Poetry Slams - das sind Dichter-Wettkämpfe, wo jeder, der Lust hat, seine Werke in Kneipen oder Bars vor Publikum präsentieren kann. Die Idee stammt aus den USA, findet aber in Europa immer mehr Anhänger.
Spot auf den Dichter - ansonsten ist es düster und stickig im Hamburger Musikclub "Molotow". 200 Zuhörer sind in die Kellerbar gekommen, um sich Gedichte und Geschichten von jungen Talenten - oder Leuten, die sich dafür halten - anzuhören. "Poetry Slams" - so nennt sich diese hippe Form der klassischen Dichter-Lesung. Sie sind in Berlin, Hamburg und München äußerst populär und finden wöchentlich in Bars, Fabrikhallen und Clubs statt.
Die Bestandteile eines "Slams" - was im Englischen "Wettkampf" bedeutet - sind denkbar einfach: Man nehme einen Nachwuchsdichter, ein bunt gemischtes Publikum, eine Jury, die spontan unter den Zuhörern ausgewählt wird, und die Vorführung kann beginnen.

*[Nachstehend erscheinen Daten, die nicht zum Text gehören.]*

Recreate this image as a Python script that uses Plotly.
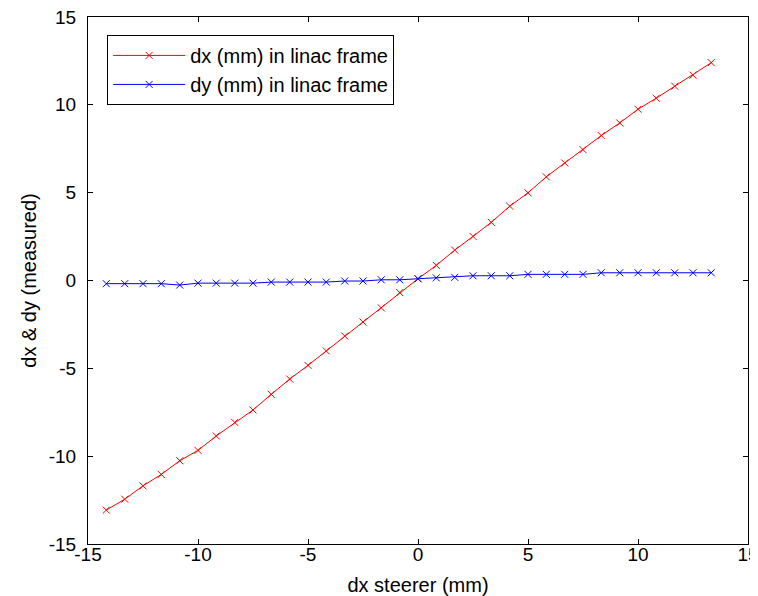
import plotly.graph_objects as go

steerer_dx = [-14.17, -13.33, -12.5, -11.67, -10.83, -10.0, -9.17, -8.33, -7.5, -6.67,
              -5.83, -5.0, -4.17, -3.33, -2.5, -1.67, -0.83, 0.0, 0.83, 1.67,
              2.5, 3.33, 4.17, 5.0, 5.83, 6.67, 7.5, 8.33, 9.17, 10.0,
              10.83, 11.67, 12.5, 13.33]
dx_meas = [-13.07, -12.45, -11.69, -11.04, -10.26, -9.67, -8.85, -8.08, -7.37, -6.48,
           -5.61, -4.83, -4.01, -3.16, -2.36, -1.56, -0.69, 0.1, 0.86, 1.73,
           2.51, 3.31, 4.23, 4.99, 5.90, 6.69, 7.45, 8.25, 8.97, 9.75,
           10.38, 11.06, 11.69, 12.40]
dy_meas = [-0.18, -0.18, -0.18, -0.18, -0.26, -0.15, -0.15, -0.15, -0.15, -0.09,
           -0.09, -0.09, -0.09, -0.03, -0.03, 0.04, 0.04, 0.10, 0.15, 0.18,
           0.27, 0.27, 0.27, 0.35, 0.35, 0.35, 0.35, 0.44, 0.44, 0.44,
           0.44, 0.44, 0.44, 0.44]
ticks = [-15, -10, -5, 0, 5, 10, 15]
tick_labels = ["-15", "-10", "-5", "0", "5", "10", "15"]

font = "Liberation Sans, Arial, sans-serif"

fig = go.Figure()
fig.add_trace(go.Scatter(x=steerer_dx, y=dx_meas, mode="lines+markers",
                         name="dx (mm) in linac frame",
                         line=dict(color="#ff0000", width=1),
                         marker=dict(symbol="x-thin", size=7, line=dict(color="#ff0000", width=1))))
fig.add_trace(go.Scatter(x=steerer_dx, y=dy_meas, mode="lines+markers",
                         name="dy (mm) in linac frame",
                         line=dict(color="#0000ff", width=1),
                         marker=dict(symbol="x-thin", size=7, line=dict(color="#0000ff", width=1))))

axis_common = dict(range=[-15, 15], tickvals=ticks, ticktext=tick_labels,
                   ticks="inside", ticklen=5,
                   tickcolor="black", showline=True, linecolor="black", linewidth=1,
                   mirror="ticks", showgrid=False, zeroline=False,
                   ticklabeloverflow="allow",
                   tickfont=dict(family=font, size=19, color="black"))

fig.update_layout(
    width=750, height=588,
    paper_bgcolor="white", plot_bgcolor="white",
    margin=dict(l=80, r=10, t=9, b=52),
    font=dict(family=font, size=19, color="black"),
    xaxis=dict(**axis_common, ticklabelstandoff=-7, automargin=False,
               title=dict(text="dx steerer (mm)",
                          font=dict(family=font, size=20))),
    yaxis=dict(**axis_common, ticklabelstandoff=7, automargin="left",
               title=dict(text="dx & dy (measured)", standoff=6,
                          font=dict(family=font, size=20))),
    legend=dict(x=0.029, y=0.966, xanchor="left", yanchor="top",
                bgcolor="white", bordercolor="black", borderwidth=1,
                font=dict(family=font, size=20, color="black"),
                tracegroupgap=0, itemwidth=72),
    showlegend=True,
)

fig.write_html("out.html")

Jeder kann seine Texte zum Besten geben und keine Darbietung gleicht der anderen: Mal ist es ein gereimtes Liebesgedicht, mal eine sarkastische Ode an den Alkohol, mal die Sorgen einer 20-Jährigen über die nahenden Wechseljahre - die Vielfalt macht hier den Unterschied.

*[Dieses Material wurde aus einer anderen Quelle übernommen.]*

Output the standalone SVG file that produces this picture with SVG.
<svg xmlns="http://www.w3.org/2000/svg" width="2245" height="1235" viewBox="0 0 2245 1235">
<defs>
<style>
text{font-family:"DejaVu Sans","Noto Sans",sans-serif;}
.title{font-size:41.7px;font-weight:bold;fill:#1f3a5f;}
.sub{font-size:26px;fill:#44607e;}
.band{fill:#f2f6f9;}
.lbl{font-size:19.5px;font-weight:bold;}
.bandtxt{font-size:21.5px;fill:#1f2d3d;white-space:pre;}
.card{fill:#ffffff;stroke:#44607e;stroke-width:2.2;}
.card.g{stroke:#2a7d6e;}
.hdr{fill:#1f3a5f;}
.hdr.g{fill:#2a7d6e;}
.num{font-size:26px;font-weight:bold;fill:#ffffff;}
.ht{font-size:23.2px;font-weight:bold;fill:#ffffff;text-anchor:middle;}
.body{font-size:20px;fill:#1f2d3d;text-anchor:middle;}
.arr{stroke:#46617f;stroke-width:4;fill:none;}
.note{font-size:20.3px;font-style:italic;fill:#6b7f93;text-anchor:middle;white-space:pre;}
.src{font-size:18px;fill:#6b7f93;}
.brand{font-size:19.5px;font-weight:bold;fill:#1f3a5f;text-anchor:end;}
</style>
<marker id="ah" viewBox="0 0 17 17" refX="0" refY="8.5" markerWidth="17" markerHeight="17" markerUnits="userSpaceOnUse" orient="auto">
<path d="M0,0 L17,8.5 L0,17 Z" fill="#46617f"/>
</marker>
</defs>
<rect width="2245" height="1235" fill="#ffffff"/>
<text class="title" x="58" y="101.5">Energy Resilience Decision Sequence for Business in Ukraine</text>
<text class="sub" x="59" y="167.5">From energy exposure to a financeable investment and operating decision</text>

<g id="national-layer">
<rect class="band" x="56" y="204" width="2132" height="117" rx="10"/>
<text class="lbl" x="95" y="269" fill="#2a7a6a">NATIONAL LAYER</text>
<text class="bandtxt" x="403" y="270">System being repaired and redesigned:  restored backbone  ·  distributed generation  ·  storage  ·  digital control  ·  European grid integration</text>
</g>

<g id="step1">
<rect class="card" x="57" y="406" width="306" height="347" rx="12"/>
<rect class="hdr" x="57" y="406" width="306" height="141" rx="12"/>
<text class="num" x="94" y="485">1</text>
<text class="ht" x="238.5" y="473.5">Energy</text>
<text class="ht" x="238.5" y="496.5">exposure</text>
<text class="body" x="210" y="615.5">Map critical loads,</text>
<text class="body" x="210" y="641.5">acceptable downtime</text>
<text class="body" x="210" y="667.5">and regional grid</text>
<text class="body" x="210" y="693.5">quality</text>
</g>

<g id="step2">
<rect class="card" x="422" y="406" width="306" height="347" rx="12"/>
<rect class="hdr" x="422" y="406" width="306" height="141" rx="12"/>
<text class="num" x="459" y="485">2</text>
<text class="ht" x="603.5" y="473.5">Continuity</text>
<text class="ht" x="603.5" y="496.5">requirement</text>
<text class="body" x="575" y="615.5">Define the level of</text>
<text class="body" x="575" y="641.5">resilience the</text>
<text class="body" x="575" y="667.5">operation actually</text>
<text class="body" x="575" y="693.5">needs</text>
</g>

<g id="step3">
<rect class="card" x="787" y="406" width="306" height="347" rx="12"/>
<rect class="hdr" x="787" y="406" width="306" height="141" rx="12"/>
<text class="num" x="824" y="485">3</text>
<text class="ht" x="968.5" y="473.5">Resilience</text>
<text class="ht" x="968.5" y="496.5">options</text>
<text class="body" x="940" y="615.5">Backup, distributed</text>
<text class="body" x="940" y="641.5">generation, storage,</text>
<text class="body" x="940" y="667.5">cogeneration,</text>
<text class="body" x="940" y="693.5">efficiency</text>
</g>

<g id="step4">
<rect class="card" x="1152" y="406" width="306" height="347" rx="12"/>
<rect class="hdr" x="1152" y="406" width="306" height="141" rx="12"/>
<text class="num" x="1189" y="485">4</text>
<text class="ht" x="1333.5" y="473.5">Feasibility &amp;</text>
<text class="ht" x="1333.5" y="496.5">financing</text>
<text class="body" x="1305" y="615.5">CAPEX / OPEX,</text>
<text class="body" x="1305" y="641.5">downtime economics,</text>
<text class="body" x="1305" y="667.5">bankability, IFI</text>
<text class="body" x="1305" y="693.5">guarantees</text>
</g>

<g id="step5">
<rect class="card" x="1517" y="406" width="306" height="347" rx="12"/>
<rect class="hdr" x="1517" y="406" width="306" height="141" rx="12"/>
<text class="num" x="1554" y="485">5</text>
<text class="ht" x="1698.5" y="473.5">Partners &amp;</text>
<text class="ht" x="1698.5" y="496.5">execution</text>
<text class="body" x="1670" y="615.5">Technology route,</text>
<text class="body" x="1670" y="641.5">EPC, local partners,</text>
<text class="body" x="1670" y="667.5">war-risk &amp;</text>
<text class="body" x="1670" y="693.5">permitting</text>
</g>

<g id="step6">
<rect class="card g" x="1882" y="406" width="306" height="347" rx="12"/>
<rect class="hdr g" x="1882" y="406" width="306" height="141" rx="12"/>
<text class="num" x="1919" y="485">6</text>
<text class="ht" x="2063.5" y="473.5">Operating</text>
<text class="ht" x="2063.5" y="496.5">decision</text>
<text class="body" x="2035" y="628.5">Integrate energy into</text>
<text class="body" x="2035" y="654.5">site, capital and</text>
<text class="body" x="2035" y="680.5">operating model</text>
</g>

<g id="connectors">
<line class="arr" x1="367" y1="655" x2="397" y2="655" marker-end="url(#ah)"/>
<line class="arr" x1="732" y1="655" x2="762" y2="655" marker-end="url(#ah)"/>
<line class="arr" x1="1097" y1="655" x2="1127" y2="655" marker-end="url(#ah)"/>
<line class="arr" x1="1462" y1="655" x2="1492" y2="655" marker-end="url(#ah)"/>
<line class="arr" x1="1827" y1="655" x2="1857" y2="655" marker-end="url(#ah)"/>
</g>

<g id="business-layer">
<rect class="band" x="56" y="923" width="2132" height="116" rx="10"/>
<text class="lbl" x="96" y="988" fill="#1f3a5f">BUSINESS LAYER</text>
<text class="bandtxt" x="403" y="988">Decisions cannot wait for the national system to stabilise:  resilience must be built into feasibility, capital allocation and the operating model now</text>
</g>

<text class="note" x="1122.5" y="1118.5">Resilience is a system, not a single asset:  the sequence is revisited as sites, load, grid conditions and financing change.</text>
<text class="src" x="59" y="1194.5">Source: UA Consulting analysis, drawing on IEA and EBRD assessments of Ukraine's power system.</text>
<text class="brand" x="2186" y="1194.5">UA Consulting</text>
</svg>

Der Düsseldorfer Autor Martin, der seit gut acht Jahren auf deutschen Bühnen seine Gedichte liest, betrachtet diese alternativen Lesungen als Kulturgut: "Es kostet nur drei Euro Eintritt und es ist eine Möglichkeit für Leute, die Texte in der Schublade haben, irgendwo damit mal aufzutreten Diese Möglichkeit hast du sonst nicht."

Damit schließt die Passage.